- Born: Winkler, Manitoba
- Education: University of Winnipeg (BA) Princeton University (MA, PhD)
- Known for: Visual perception, Attention, Cognitive psychology, Social perception
- Awards: Fellow of the Royal Society of Canada (2002) Fellow, Association for Psychological Science (2007) Fellow, Psychonomic Society (2009) Fellow, Society of Experimental Psychologists (2009)
- Scientific career
- Fields: Psychology, Vision science, Cognitive development, Social perception
- Workplaces: University of British Columbia

= James T. Enns =

Canadian psychologist

James T. Enns is a Canadian psychologist and academic known for his research in visual perception, attention, social perception, and cognitive development. He is a professor of psychology and a distinguished university scholar at the University of British Columbia (UBC), where he directs the UBC Vision Lab.

== Early life and education ==
Raised as one of seven siblings on a mixed berry–dairy farm in Abbotsford, BC, Enns completed his undergraduate studies at the University of Winnipeg, earning a Bachelor of Arts with Honours in psychology in 1980. He pursued graduate work at Princeton University, where he received an M.A. in 1982 and a Ph.D. in psychology in 1984.

== Academic career ==
From 1984 to 1987, Enns served as assistant professor at Dalhousie University. He joined the University of British Columbia in 1987 as an assistant professor, was promoted to associate professor in 1990, and became a full professor in 1996. In 2003, he was named a distinguished university scholar at UBC.

Enns has held editorial positions in several leading journals. He served as an associate editor for Psychological Science (2000–2003), Perception & Psychophysics (2005–2007), and Consciousness and Cognition (2007–2010). From 2012 to 2017, he was editor-in-chief of the Journal of Experimental Psychology: Human Perception and Performance. He is also the series editor of Elements in Perception, published by Cambridge University Press (2018–present).

== Research ==
Enns' research spans cognitive psychology, vision science, and developmental psychology.
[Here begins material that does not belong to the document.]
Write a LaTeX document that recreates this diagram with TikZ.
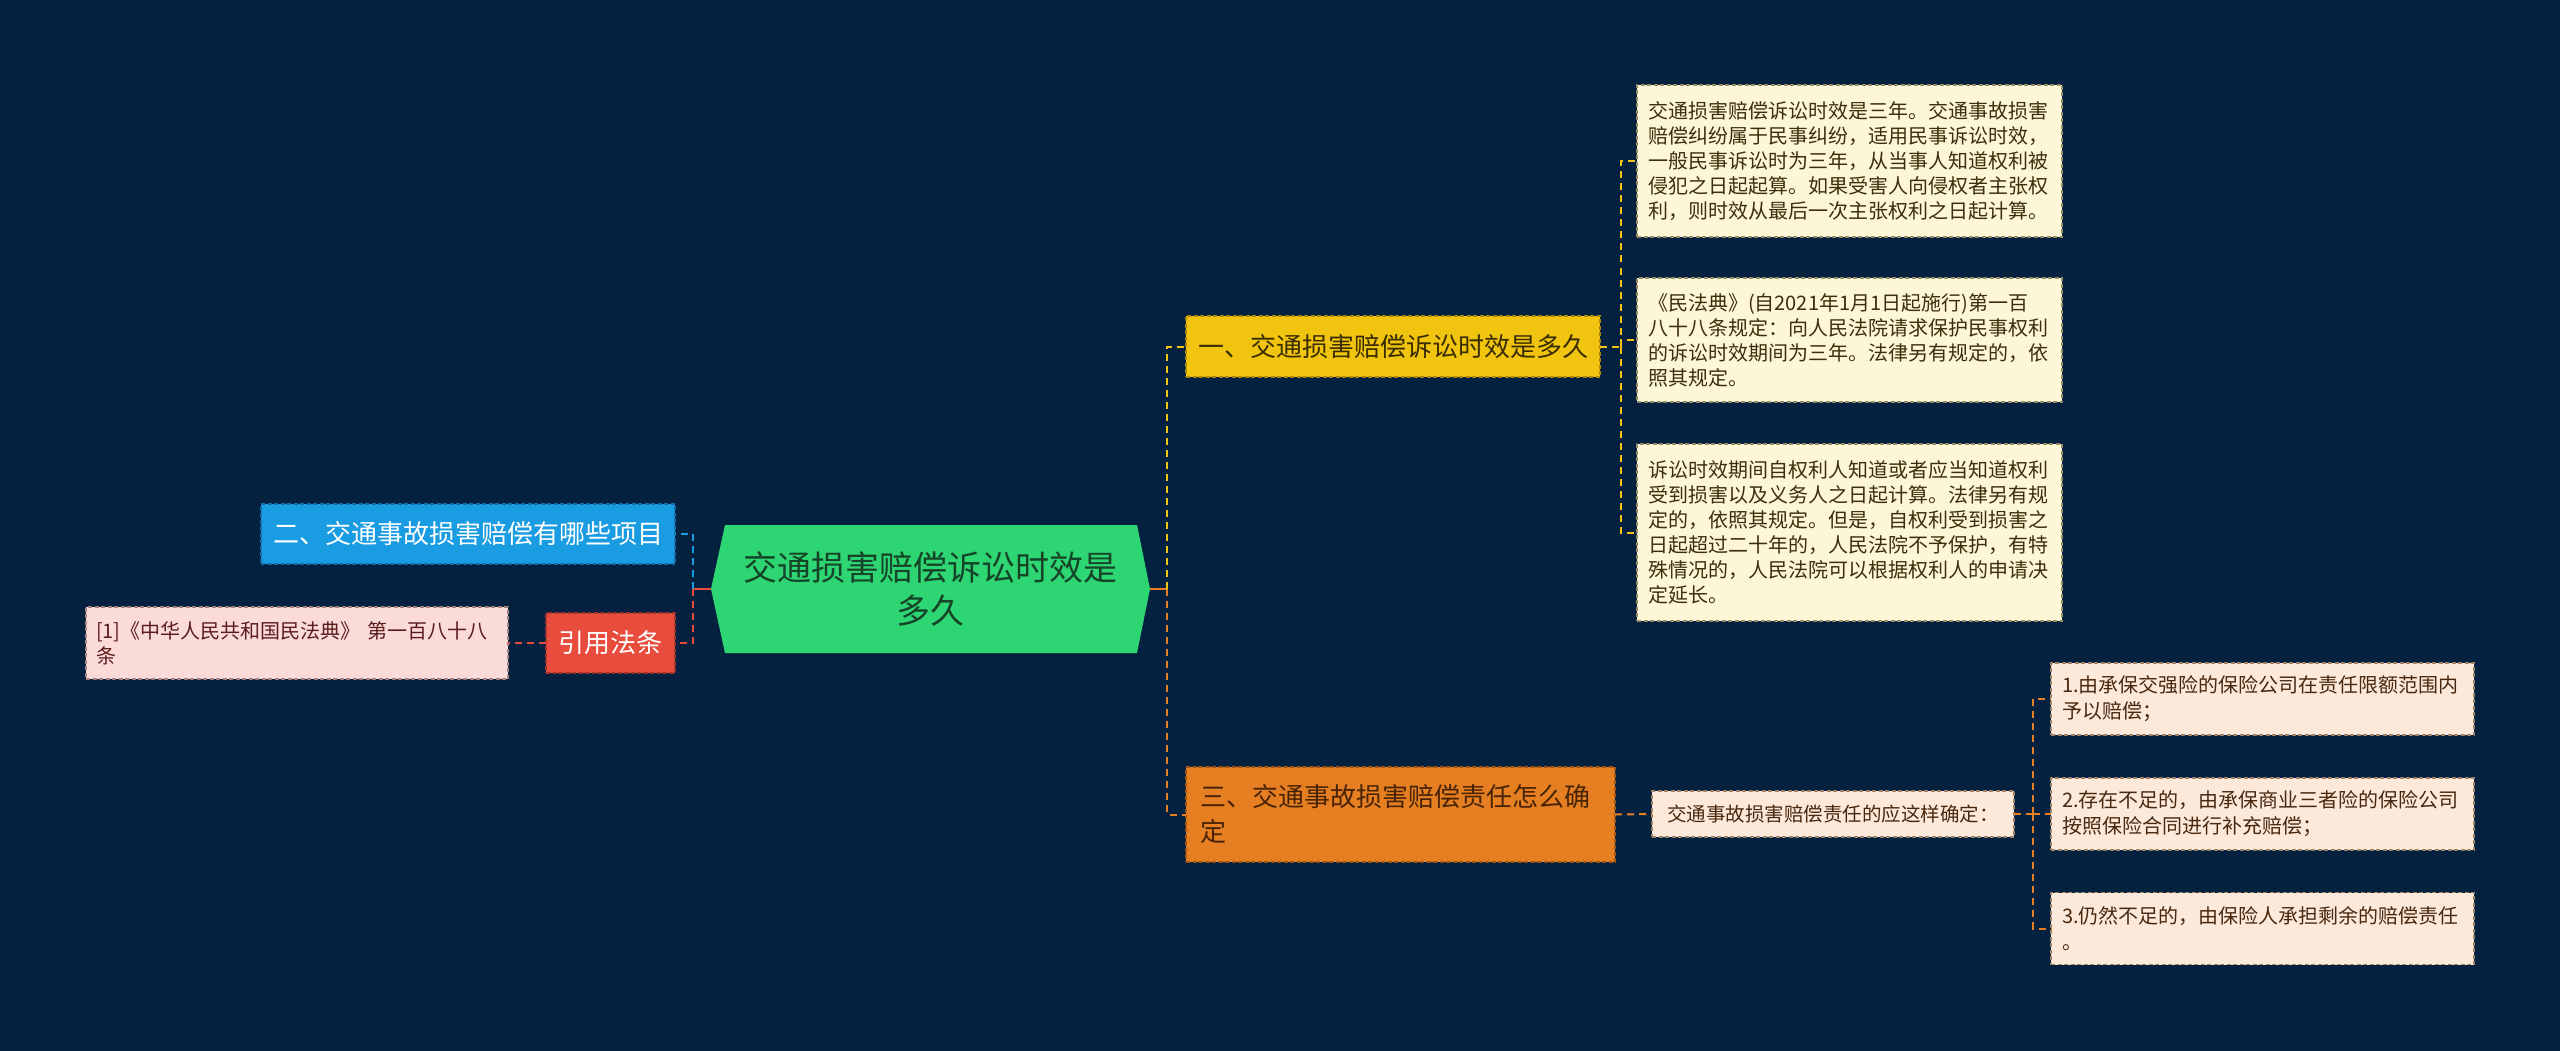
\documentclass[tikz,border=0pt]{standalone}
\usepackage{fontspec}
\setmainfont{Noto Sans CJK SC}
\definecolor{bgc}{RGB}{4,33,63}
\definecolor{cgreen}{RGB}{46,213,115}
\definecolor{ctext}{RGB}{22,68,40}
\definecolor{yel}{RGB}{241,196,15}
\definecolor{yeld}{RGB}{170,135,10}
\definecolor{yelt}{RGB}{58,45,0}
\definecolor{ora}{RGB}{230,126,34}
\definecolor{orad}{RGB}{160,85,20}
\definecolor{orat}{RGB}{72,36,5}
\definecolor{blu}{RGB}{25,156,226}
\definecolor{blud}{RGB}{18,110,165}
\definecolor{red1}{RGB}{231,76,60}
\definecolor{redd}{RGB}{165,50,40}
\definecolor{creamf}{RGB}{253,246,215}
\definecolor{creamd}{RGB}{150,140,100}
\definecolor{creamt}{RGB}{58,48,10}
\definecolor{peachf}{RGB}{252,233,218}
\definecolor{peachd}{RGB}{160,130,105}
\definecolor{peacht}{RGB}{72,40,15}
\definecolor{pinkf}{RGB}{250,219,216}
\definecolor{pinkd}{RGB}{165,130,128}
\definecolor{pinkt}{RGB}{92,28,28}
\begin{document}
\begin{tikzpicture}[x=1pt,y=-1pt,
  box/.style={rectangle, inner sep=0pt, outer sep=0pt, line width=1.5pt, dash pattern=on 4pt off 2.5pt},
  conn/.style={line width=2pt, dash pattern=on 7pt off 5pt},
  leaffont/.style={font=\fontsize{20pt}{25pt}\selectfont},
  bigfont/.style={font=\fontsize{26pt}{35pt}\selectfont},
  upleaf/.style={box, draw=creamd, fill=creamf, text=creamt, minimum width=425pt, text width=403pt, align=left, leaffont},
  rtleaf/.style={box, draw=peachd, fill=peachf, text=peacht, minimum width=423pt, minimum height=72pt, text width=401pt, align=left, font=\fontsize{20pt}{26pt}\selectfont}
]
\useasboundingbox (0,0) rectangle (2560,1051);
\fill[bgc] (0,0) rectangle (2560,1051);

% central hexagon
\node[rectangle, inner sep=0pt, outer sep=0pt, minimum width=439pt, minimum height=128pt] (c) at (930.5,589) {};
\fill[cgreen] (c.west) -- ([xshift=14pt]c.north west) -- ([xshift=-13pt]c.north east) -- (c.east) -- ([xshift=-13pt]c.south east) -- ([xshift=14pt]c.south west) -- cycle;
\node[text=ctext, align=center, font=\fontsize{34pt}{43pt}\selectfont] (ct) at (c.center) {交通损害赔偿诉讼时效是\\多久};

% branch nodes
\node[box, draw=yeld, fill=yel, text=yelt, minimum width=414pt, minimum height=61pt, bigfont] (b1) at (1393,346.5) {一、交通损害赔偿诉讼时效是多久};
\node[box, draw=orad, fill=ora, text=orat, minimum width=429pt, minimum height=95pt, text width=401pt, align=left, bigfont] (b3) at (1400.5,814.5) {三、交通事故损害赔偿责任怎么确\\定};
\node[box, draw=blud, fill=blu, text=white, minimum width=414pt, minimum height=60pt, bigfont] (b2) at (468,534) {二、交通事故损害赔偿有哪些项目};
\node[box, draw=redd, fill=red1, text=white, minimum width=129pt, minimum height=60pt, bigfont] (r) at (610.5,643) {引用法条};
\node[box, draw=pinkd, fill=pinkf, text=pinkt, minimum width=422pt, minimum height=72pt, text width=402pt, align=left, leaffont] (p) at (297,643) {[1]《中华人民共和国民法典》 第一百八十八\\条};

% upper leaves
\node[upleaf, minimum height=152pt] (L1) at (1849.5,161) {交通损害赔偿诉讼时效是三年。交通事故损害\\赔偿纠纷属于民事纠纷，适用民事诉讼时效，\\一般民事诉讼时为三年，从当事人知道权利被\\侵犯之日起起算。如果受害人向侵权者主张权\\利，则时效从最后一次主张权利之日起计算。};
\node[upleaf, minimum height=124pt] (L2) at (1849.5,340) {《民法典》(自2021年1月1日起施行)第一百\\八十八条规定：向人民法院请求保护民事权利\\的诉讼时效期间为三年。法律另有规定的，依\\照其规定。};
\node[upleaf, minimum height=177pt] (L3) at (1849.5,532.5) {诉讼时效期间自权利人知道或者应当知道权利\\受到损害以及义务人之日起计算。法律另有规\\定的，依照其规定。但是，自权利受到损害之\\日起超过二十年的，人民法院不予保护，有特\\殊情况的，人民法院可以根据权利人的申请决\\定延长。};

% middle node of branch 3
\node[box, draw=peachd, fill=peachf, text=peacht, minimum width=362pt, minimum height=46pt, font=\fontsize{19.5pt}{24pt}\selectfont] (m) at (1833,814) {交通事故损害赔偿责任的应这样确定：};

% right leaves
\node[rtleaf] (R1) at (2262.5,699) {1.由承保交强险的保险公司在责任限额范围内\\予以赔偿；};
\node[rtleaf] (R2) at (2262.5,814) {2.存在不足的，由承保商业三者险的保险公司\\按照保险合同进行补充赔偿；};
\node[rtleaf] (R3) at (2262.5,928.5) {3.仍然不足的，由保险人承担剩余的赔偿责任\\。};

% junctions
\coordinate (jr) at (1167,589);
\coordinate (j1) at (1621,346.5);
\coordinate (j3) at (2033,814);
\coordinate (jl) at (693,589);

% connectors right of centre
\draw[ora, line width=2pt] (c.east) -- (jr);
\draw[conn, yel] (jr) |- (b1.west);
\draw[conn, ora] (jr) |- (b3.west);
\draw[conn, yel] (b1.east) -- (j1);
\draw[conn, yel] (j1) |- (L1.west);
\draw[conn, yel] (j1) |- (L2.west);
\draw[conn, yel] (j1) |- (L3.west);
\draw[conn, ora] (b3.east) -- (m.west);
\draw[conn, ora] (m.east) -- (j3);
\draw[conn, ora] (j3) |- (R1.west);
\draw[conn, ora] (j3) |- (R2.west);
\draw[conn, ora] (j3) |- (R3.west);

% connectors left of centre
\draw[red1, line width=2pt] (c.west) -- (jl);
\draw[conn, blu] (jl) |- (b2.east);
\draw[conn, red1] (jl) |- (r.east);
\draw[conn, red1] (r.west) -- (p.east);
\end{tikzpicture}
\end{document}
His work has contributed to understanding how attention and perception develop, and how the brain processes visual information for perception and action.

Among his most cited contributions are studies on object substitution masking, the role of prediction in visual processing, and changes in visual attention across the lifespan.

== Selected honors ==
- 2013 – Donald O. Hebb Distinguished Contribution Award, Canadian Society for Brain, Behaviour, and Cognitive Science
- 2009 – Fellow, Society of Experimental Psychologists
- 2009 – Fellow, Psychonomic Society
- 2007 – Fellow, Association for Psychological Science
- 2004 – Robert Knox Master Teaching Award, Department of Psychology, UBC
- 2002 – Fellow of the Royal Society of Canada

== Selected works ==

=== Books ===
- Enns, J.T. (2004). The Thinking Eye, the Seeing Brain. New York: W.W. Norton.
- Coren, S., Ward, L.M., & Enns, J.T. (2004). Sensation and Perception (6th ed.). New York: Wiley.
- Coren, S., Ward, L.M., & Enns, J.T. (2001). Sensación y percepción (5th ed.). Mexico: McGraw-Hill Interamericana.
- Coren, S., Ward, L.M., & Enns, J.T. (1999). Sensation and Perception (5th ed.). New York: Harcourt Brace.
- Coren, S., Ward, L.M., & Enns, J.T. (1994). Sensation and Perception (4th ed.). New York: Harcourt Brace.
- Collyer, C., & Enns, J.T. (1986). Analysis of Variance: The Basic Designs. Chicago: Nelson-Hall.

=== Edited volumes ===
- Burack, J.A., Enns, J.T., & Fox, N.A. (Eds.). (2012). Cognitive Science, Development, and Psychopathology: Typical and Atypical Developmental Trajectories of Attention. Oxford University Press.
- Burack, J.A., & Enns, J.T. (Eds.). (1997). Attention, Development, and Psychopathology: A Merging of Disciplines. New York: Guilford Press.
- Enns, J.T. (Ed.). (1990). The Development of Attention: Research and Theory. Amsterdam: Elsevier.